🤖 AI Summary
Existing bytecode-based mutation testing tools, such as PIT, struggle to produce structured, source-code-level defect data, limiting their utility in large-model-driven software engineering tasks. This work proposes a novel approach that integrates XML metadata generated by PIT with debugging information from Java class files to automatically locate and reconstruct the precise source code edits corresponding to each mutant. For the first time, this enables fully automated reconstruction of readable and reproducible source-code-level defect samples from bytecode-level mutants. The method has been applied to eight open-source Java projects to build a high-quality, structured dataset of paired correct and defective code snippets, enriched with contextual documentation and metadata. This dataset supports training and evaluation for downstream tasks such as bug localization, repair, and test generation, while effectively mitigating risks of training data contamination.
📝 Abstract
LLM-based software engineering increasingly depends on executable, context-rich bug artifacts: paired correct and buggy code, methods under test (MUTs), documentation, and metadata. These artifacts support the training and evaluation of automated bug localization and repair techniques, testing and test oracle generation methods, and documentation-driven automation. Although curated benchmarks (e.g., Defects4J) remain valuable, they are static and increasingly vulnerable to contamination as code models are trained on large public corpora. A complementary strategy is to generate fresh, cutoff-aware datasets by selecting real system versions and injecting controlled bugs at the source level.

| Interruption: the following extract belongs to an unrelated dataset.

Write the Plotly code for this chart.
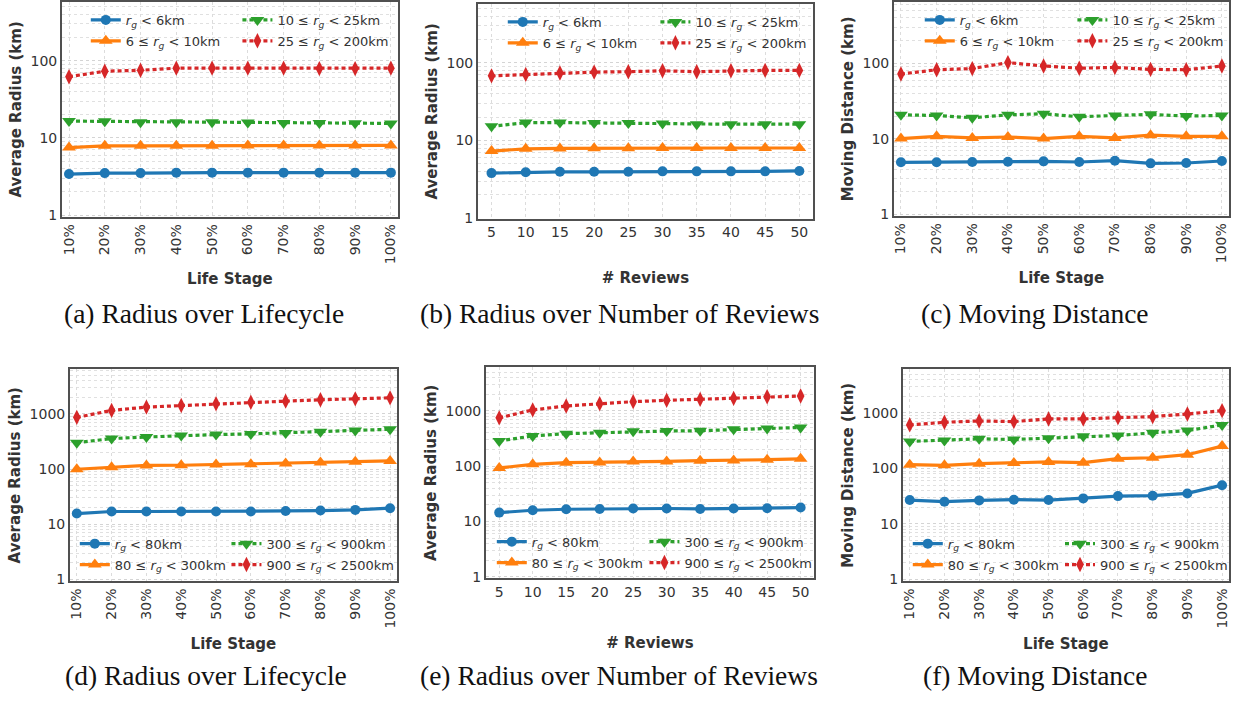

Mutation testing is a natural basis for this strategy: it applies predefined mutation operators to programs and records whether the existing test suite detects each injected change. PIT is a state-of-the-practice mutation testing tool for Java that performs mutation at the bytecode level. This design makes mutation testing fast and practical, but PITMuS reports mutants primarily through XML, making them difficult to inspect, replay, or reuse as structured source-level dataset records. To address this gap, we present PITMuS, which combines PITMuS XML metadata with debug information from compiled Java class files to localize and reconstruct the source edit corresponding to each mutant. PITMuS then automatically produces structured datasets containing source-level buggy and fixed code pairs, documentation context, and metadata for downstream training and evaluation. Although we evaluate PITMuS on eight open-source Java systems, it can be applied to any Java system where PITMuS can be integrated.